* BEGIN *
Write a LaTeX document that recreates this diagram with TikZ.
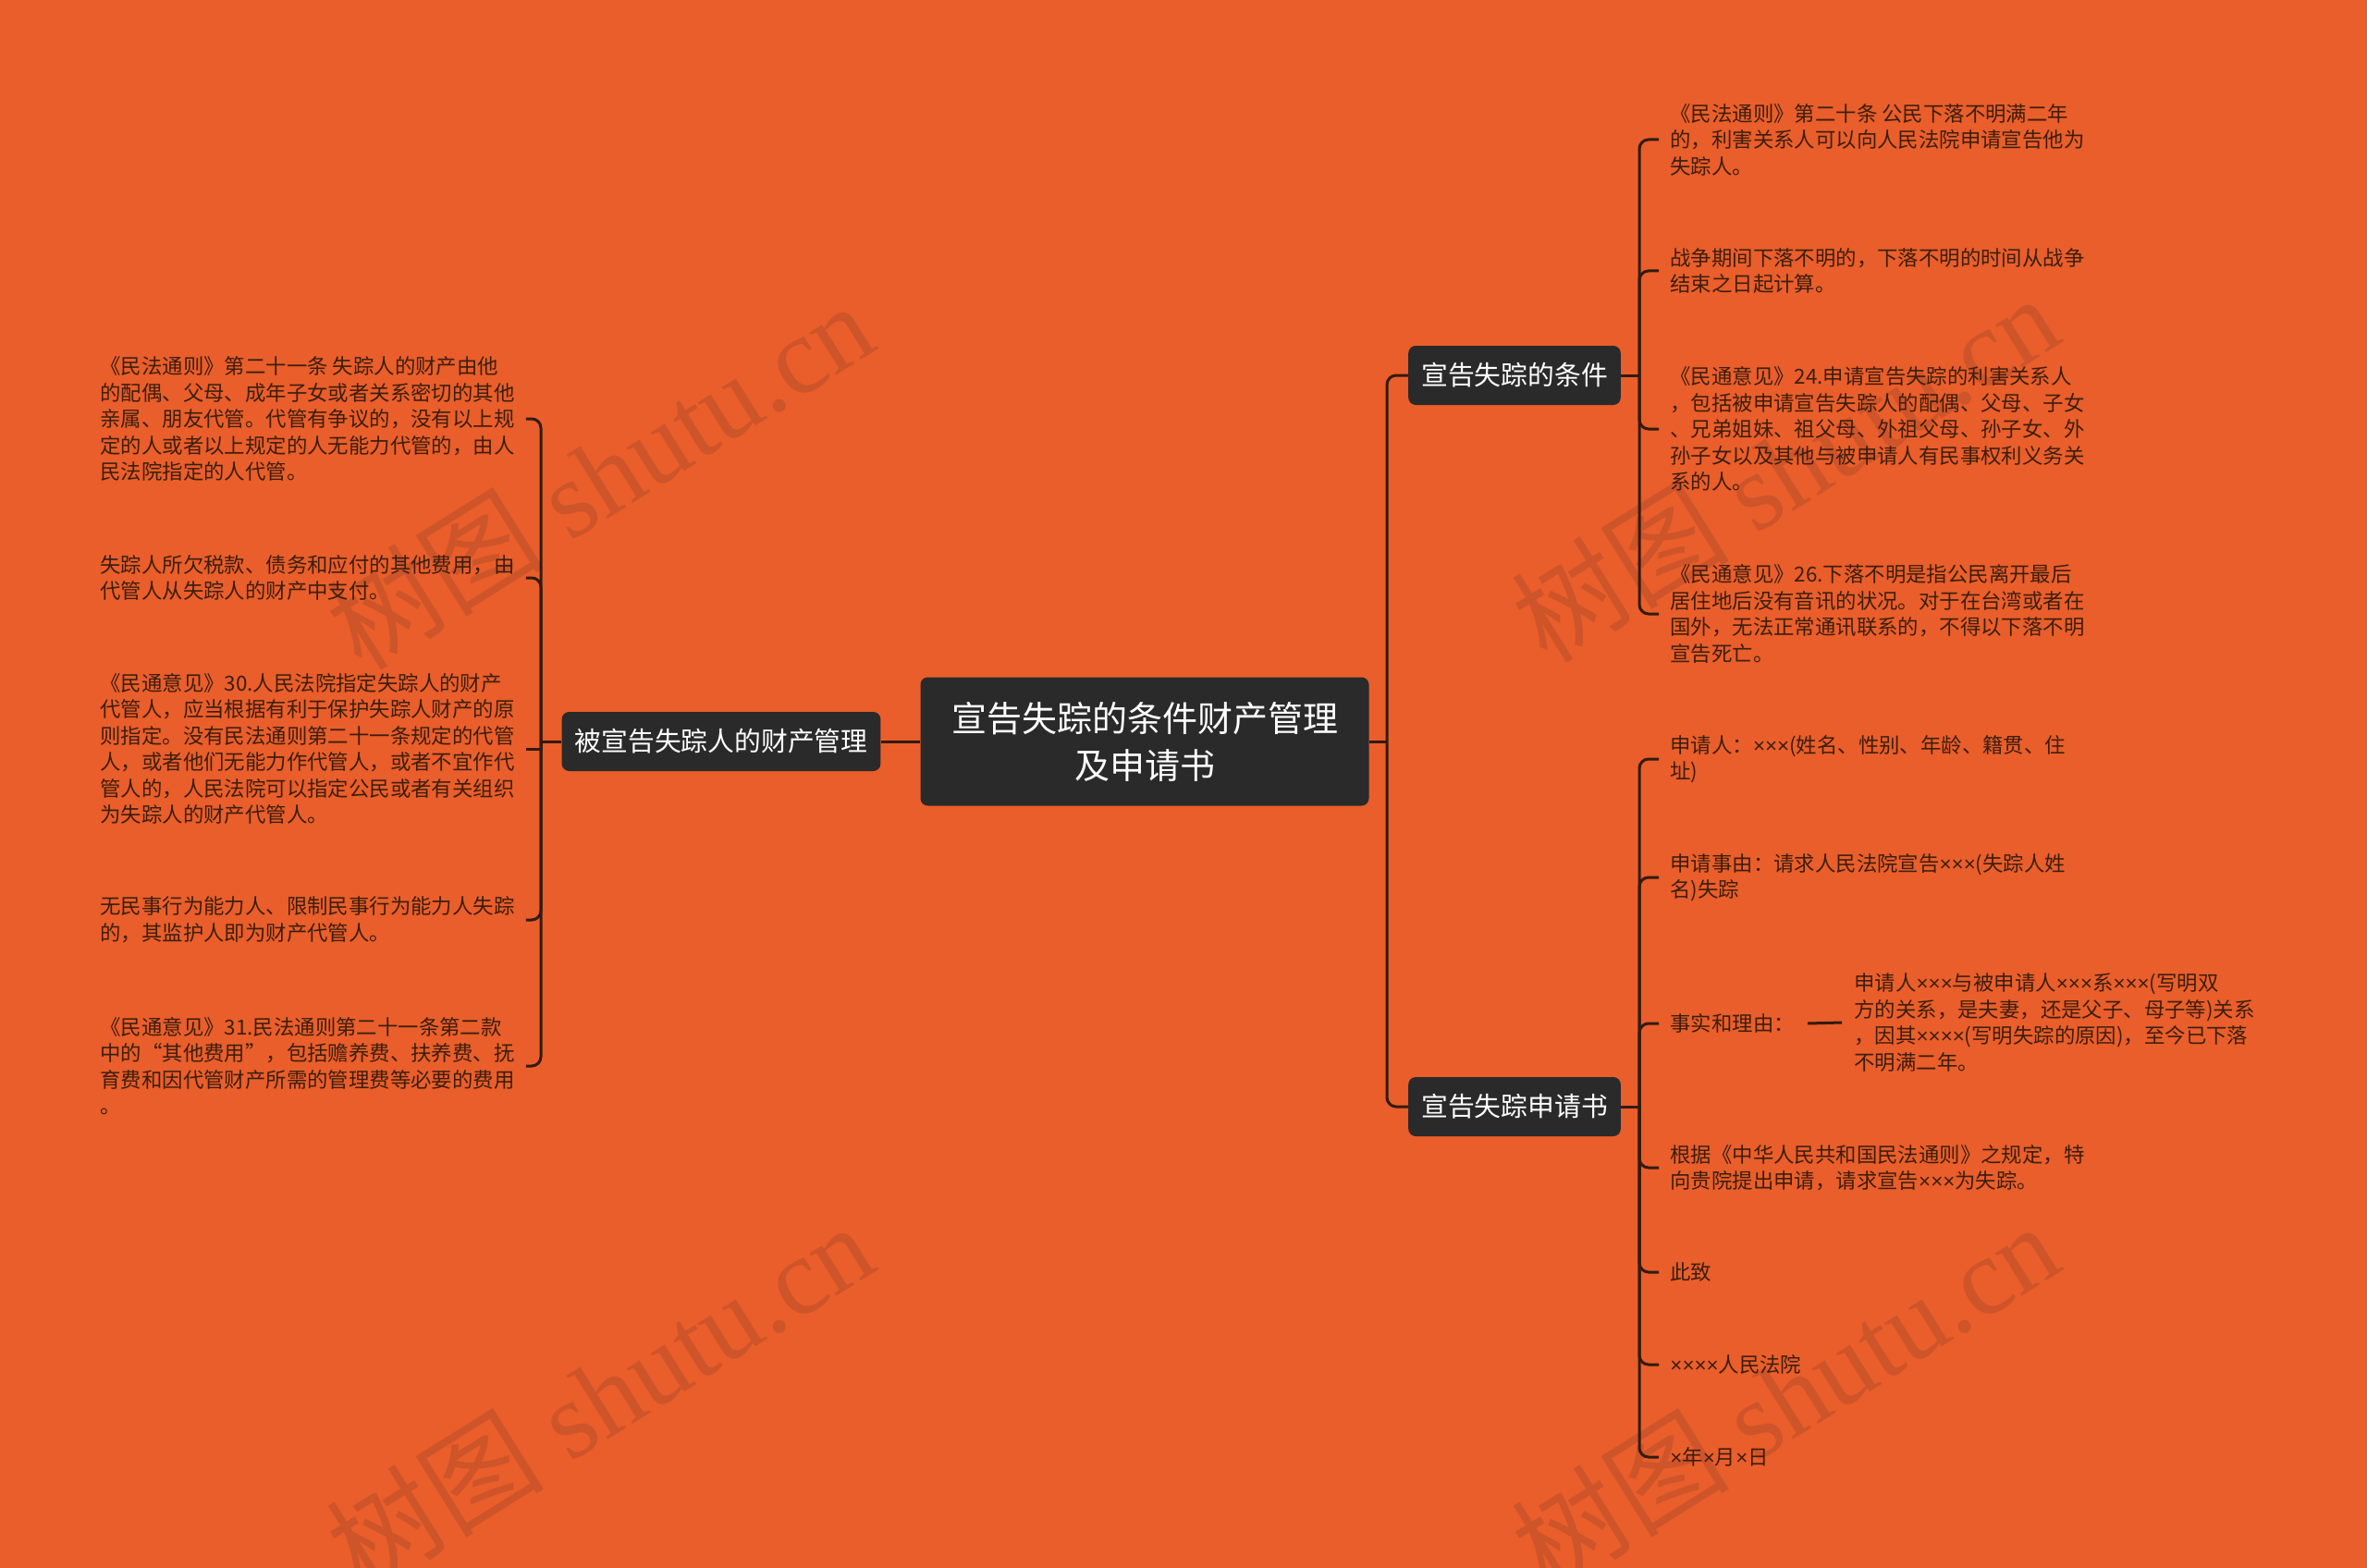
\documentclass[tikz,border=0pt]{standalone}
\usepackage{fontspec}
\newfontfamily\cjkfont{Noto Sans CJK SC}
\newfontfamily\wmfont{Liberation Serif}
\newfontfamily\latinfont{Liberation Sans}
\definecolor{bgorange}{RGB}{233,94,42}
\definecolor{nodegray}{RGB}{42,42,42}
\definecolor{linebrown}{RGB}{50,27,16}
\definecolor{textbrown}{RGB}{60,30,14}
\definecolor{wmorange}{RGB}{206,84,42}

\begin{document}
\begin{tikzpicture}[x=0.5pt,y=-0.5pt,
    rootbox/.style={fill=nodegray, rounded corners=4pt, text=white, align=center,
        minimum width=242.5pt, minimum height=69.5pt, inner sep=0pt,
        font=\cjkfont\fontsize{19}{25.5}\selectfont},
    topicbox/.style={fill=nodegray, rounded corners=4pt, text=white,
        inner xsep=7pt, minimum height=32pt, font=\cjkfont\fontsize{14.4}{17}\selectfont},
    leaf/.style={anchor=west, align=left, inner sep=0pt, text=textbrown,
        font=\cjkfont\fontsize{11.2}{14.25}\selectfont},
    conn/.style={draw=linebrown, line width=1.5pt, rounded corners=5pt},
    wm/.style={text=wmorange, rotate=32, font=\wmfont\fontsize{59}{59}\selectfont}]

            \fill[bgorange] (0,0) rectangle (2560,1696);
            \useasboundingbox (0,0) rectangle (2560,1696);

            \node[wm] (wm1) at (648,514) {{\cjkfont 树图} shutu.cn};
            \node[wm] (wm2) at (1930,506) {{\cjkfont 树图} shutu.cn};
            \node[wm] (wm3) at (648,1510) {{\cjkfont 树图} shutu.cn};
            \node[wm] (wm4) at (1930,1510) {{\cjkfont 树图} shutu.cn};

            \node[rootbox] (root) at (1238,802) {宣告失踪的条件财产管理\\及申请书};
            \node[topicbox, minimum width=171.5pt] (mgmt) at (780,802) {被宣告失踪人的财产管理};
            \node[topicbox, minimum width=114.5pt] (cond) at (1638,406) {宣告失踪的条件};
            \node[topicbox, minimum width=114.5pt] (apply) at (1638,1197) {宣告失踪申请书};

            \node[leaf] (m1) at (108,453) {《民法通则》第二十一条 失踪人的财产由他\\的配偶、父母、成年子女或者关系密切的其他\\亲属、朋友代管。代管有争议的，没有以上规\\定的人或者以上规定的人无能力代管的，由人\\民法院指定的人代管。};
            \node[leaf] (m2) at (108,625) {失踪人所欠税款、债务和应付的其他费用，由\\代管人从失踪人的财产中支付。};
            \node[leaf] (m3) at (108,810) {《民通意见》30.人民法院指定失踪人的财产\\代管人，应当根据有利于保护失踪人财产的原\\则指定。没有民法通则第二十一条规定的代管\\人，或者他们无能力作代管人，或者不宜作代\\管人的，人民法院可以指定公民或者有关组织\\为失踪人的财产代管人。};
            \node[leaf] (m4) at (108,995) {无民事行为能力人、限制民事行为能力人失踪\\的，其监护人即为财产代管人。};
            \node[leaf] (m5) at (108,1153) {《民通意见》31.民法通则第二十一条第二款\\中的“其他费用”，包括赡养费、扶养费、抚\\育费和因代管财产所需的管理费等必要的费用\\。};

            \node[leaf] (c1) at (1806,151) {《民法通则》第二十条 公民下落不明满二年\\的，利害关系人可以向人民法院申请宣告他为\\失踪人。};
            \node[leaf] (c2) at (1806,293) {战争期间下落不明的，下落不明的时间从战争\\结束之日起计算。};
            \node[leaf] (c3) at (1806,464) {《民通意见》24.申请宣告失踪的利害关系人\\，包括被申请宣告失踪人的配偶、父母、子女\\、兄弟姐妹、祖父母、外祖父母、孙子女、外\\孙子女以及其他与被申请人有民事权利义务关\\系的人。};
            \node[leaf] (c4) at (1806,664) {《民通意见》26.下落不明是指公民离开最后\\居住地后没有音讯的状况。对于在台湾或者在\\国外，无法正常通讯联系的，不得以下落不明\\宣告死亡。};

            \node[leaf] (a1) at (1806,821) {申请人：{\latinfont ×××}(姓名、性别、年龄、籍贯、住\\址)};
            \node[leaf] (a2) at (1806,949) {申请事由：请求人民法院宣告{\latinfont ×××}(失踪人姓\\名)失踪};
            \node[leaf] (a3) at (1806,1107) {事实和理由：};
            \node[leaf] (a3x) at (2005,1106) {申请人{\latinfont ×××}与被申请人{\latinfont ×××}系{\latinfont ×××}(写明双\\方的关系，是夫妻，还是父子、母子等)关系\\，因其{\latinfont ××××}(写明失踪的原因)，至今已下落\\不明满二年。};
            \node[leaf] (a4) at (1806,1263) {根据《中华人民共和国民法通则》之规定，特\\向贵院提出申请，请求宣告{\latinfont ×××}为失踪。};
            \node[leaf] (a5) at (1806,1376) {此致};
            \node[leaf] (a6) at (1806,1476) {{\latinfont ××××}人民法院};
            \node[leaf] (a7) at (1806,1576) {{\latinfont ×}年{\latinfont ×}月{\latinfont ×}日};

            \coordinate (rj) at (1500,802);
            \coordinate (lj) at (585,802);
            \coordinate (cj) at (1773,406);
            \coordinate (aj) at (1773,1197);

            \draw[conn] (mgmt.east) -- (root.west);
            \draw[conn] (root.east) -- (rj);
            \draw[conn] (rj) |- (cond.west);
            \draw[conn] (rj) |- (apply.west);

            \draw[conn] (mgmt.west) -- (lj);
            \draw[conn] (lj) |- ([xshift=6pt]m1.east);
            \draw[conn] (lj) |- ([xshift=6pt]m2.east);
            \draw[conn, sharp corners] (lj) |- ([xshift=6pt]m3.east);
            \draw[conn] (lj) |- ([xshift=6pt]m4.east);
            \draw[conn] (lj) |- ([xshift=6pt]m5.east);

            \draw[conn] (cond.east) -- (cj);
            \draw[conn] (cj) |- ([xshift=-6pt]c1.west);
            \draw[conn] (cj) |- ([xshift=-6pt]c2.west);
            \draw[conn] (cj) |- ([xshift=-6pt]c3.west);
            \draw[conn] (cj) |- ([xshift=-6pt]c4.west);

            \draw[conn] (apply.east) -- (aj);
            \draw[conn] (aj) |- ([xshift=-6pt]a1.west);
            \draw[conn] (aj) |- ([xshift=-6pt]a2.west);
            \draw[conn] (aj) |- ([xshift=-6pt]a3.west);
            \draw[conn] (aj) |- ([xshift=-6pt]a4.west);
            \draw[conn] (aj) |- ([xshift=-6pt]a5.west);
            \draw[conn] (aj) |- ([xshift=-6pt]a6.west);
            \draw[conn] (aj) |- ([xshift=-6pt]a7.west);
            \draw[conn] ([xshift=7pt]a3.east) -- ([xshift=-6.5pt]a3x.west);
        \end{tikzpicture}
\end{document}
* END *
*EXERCISE INSTRUCTIONS*: Restate the listing above word for word, and skip the pictures.

*IN RESPONSE*:
Write a LaTeX document that recreates this diagram with TikZ.
\documentclass[tikz,border=0pt]{standalone}
\usepackage{fontspec}
\newfontfamily\cjkfont{Noto Sans CJK SC}
\newfontfamily\wmfont{Liberation Serif}
\newfontfamily\latinfont{Liberation Sans}
\definecolor{bgorange}{RGB}{233,94,42}
\definecolor{nodegray}{RGB}{42,42,42}
\definecolor{linebrown}{RGB}{50,27,16}
\definecolor{textbrown}{RGB}{60,30,14}
\definecolor{wmorange}{RGB}{206,84,42}

\begin{document}
\begin{tikzpicture}[x=0.5pt,y=-0.5pt,
    rootbox/.style={fill=nodegray, rounded corners=4pt, text=white, align=center,
        minimum width=242.5pt, minimum height=69.5pt, inner sep=0pt,
        font=\cjkfont\fontsize{19}{25.5}\selectfont},
    topicbox/.style={fill=nodegray, rounded corners=4pt, text=white,
        inner xsep=7pt, minimum height=32pt, font=\cjkfont\fontsize{14.4}{17}\selectfont},
    leaf/.style={anchor=west, align=left, inner sep=0pt, text=textbrown,
        font=\cjkfont\fontsize{11.2}{14.25}\selectfont},
    conn/.style={draw=linebrown, line width=1.5pt, rounded corners=5pt},
    wm/.style={text=wmorange, rotate=32, font=\wmfont\fontsize{59}{59}\selectfont}]

            \fill[bgorange] (0,0) rectangle (2560,1696);
            \useasboundingbox (0,0) rectangle (2560,1696);

            \node[wm] (wm1) at (648,514) {{\cjkfont 树图} shutu.cn};
            \node[wm] (wm2) at (1930,506) {{\cjkfont 树图} shutu.cn};
            \node[wm] (wm3) at (648,1510) {{\cjkfont 树图} shutu.cn};
            \node[wm] (wm4) at (1930,1510) {{\cjkfont 树图} shutu.cn};

            \node[rootbox] (root) at (1238,802) {宣告失踪的条件财产管理\\及申请书};
            \node[topicbox, minimum width=171.5pt] (mgmt) at (780,802) {被宣告失踪人的财产管理};
            \node[topicbox, minimum width=114.5pt] (cond) at (1638,406) {宣告失踪的条件};
            \node[topicbox, minimum width=114.5pt] (apply) at (1638,1197) {宣告失踪申请书};

            \node[leaf] (m1) at (108,453) {《民法通则》第二十一条 失踪人的财产由他\\的配偶、父母、成年子女或者关系密切的其他\\亲属、朋友代管。代管有争议的，没有以上规\\定的人或者以上规定的人无能力代管的，由人\\民法院指定的人代管。};
            \node[leaf] (m2) at (108,625) {失踪人所欠税款、债务和应付的其他费用，由\\代管人从失踪人的财产中支付。};
            \node[leaf] (m3) at (108,810) {《民通意见》30.人民法院指定失踪人的财产\\代管人，应当根据有利于保护失踪人财产的原\\则指定。没有民法通则第二十一条规定的代管\\人，或者他们无能力作代管人，或者不宜作代\\管人的，人民法院可以指定公民或者有关组织\\为失踪人的财产代管人。};
            \node[leaf] (m4) at (108,995) {无民事行为能力人、限制民事行为能力人失踪\\的，其监护人即为财产代管人。};
            \node[leaf] (m5) at (108,1153) {《民通意见》31.民法通则第二十一条第二款\\中的“其他费用”，包括赡养费、扶养费、抚\\育费和因代管财产所需的管理费等必要的费用\\。};

            \node[leaf] (c1) at (1806,151) {《民法通则》第二十条 公民下落不明满二年\\的，利害关系人可以向人民法院申请宣告他为\\失踪人。};
            \node[leaf] (c2) at (1806,293) {战争期间下落不明的，下落不明的时间从战争\\结束之日起计算。};
            \node[leaf] (c3) at (1806,464) {《民通意见》24.申请宣告失踪的利害关系人\\，包括被申请宣告失踪人的配偶、父母、子女\\、兄弟姐妹、祖父母、外祖父母、孙子女、外\\孙子女以及其他与被申请人有民事权利义务关\\系的人。};
            \node[leaf] (c4) at (1806,664) {《民通意见》26.下落不明是指公民离开最后\\居住地后没有音讯的状况。对于在台湾或者在\\国外，无法正常通讯联系的，不得以下落不明\\宣告死亡。};

            \node[leaf] (a1) at (1806,821) {申请人：{\latinfont ×××}(姓名、性别、年龄、籍贯、住\\址)};
            \node[leaf] (a2) at (1806,949) {申请事由：请求人民法院宣告{\latinfont ×××}(失踪人姓\\名)失踪};
            \node[leaf] (a3) at (1806,1107) {事实和理由：};
            \node[leaf] (a3x) at (2005,1106) {申请人{\latinfont ×××}与被申请人{\latinfont ×××}系{\latinfont ×××}(写明双\\方的关系，是夫妻，还是父子、母子等)关系\\，因其{\latinfont ××××}(写明失踪的原因)，至今已下落\\不明满二年。};
            \node[leaf] (a4) at (1806,1263) {根据《中华人民共和国民法通则》之规定，特\\向贵院提出申请，请求宣告{\latinfont ×××}为失踪。};
            \node[leaf] (a5) at (1806,1376) {此致};
            \node[leaf] (a6) at (1806,1476) {{\latinfont ××××}人民法院};
            \node[leaf] (a7) at (1806,1576) {{\latinfont ×}年{\latinfont ×}月{\latinfont ×}日};

            \coordinate (rj) at (1500,802);
            \coordinate (lj) at (585,802);
            \coordinate (cj) at (1773,406);
            \coordinate (aj) at (1773,1197);

            \draw[conn] (mgmt.east) -- (root.west);
            \draw[conn] (root.east) -- (rj);
            \draw[conn] (rj) |- (cond.west);
            \draw[conn] (rj) |- (apply.west);

            \draw[conn] (mgmt.west) -- (lj);
            \draw[conn] (lj) |- ([xshift=6pt]m1.east);
            \draw[conn] (lj) |- ([xshift=6pt]m2.east);
            \draw[conn, sharp corners] (lj) |- ([xshift=6pt]m3.east);
            \draw[conn] (lj) |- ([xshift=6pt]m4.east);
            \draw[conn] (lj) |- ([xshift=6pt]m5.east);

            \draw[conn] (cond.east) -- (cj);
            \draw[conn] (cj) |- ([xshift=-6pt]c1.west);
            \draw[conn] (cj) |- ([xshift=-6pt]c2.west);
            \draw[conn] (cj) |- ([xshift=-6pt]c3.west);
            \draw[conn] (cj) |- ([xshift=-6pt]c4.west);

            \draw[conn] (apply.east) -- (aj);
            \draw[conn] (aj) |- ([xshift=-6pt]a1.west);
            \draw[conn] (aj) |- ([xshift=-6pt]a2.west);
            \draw[conn] (aj) |- ([xshift=-6pt]a3.west);
            \draw[conn] (aj) |- ([xshift=-6pt]a4.west);
            \draw[conn] (aj) |- ([xshift=-6pt]a5.west);
            \draw[conn] (aj) |- ([xshift=-6pt]a6.west);
            \draw[conn] (aj) |- ([xshift=-6pt]a7.west);
            \draw[conn] ([xshift=7pt]a3.east) -- ([xshift=-6.5pt]a3x.west);
        \end{tikzpicture}
\end{document}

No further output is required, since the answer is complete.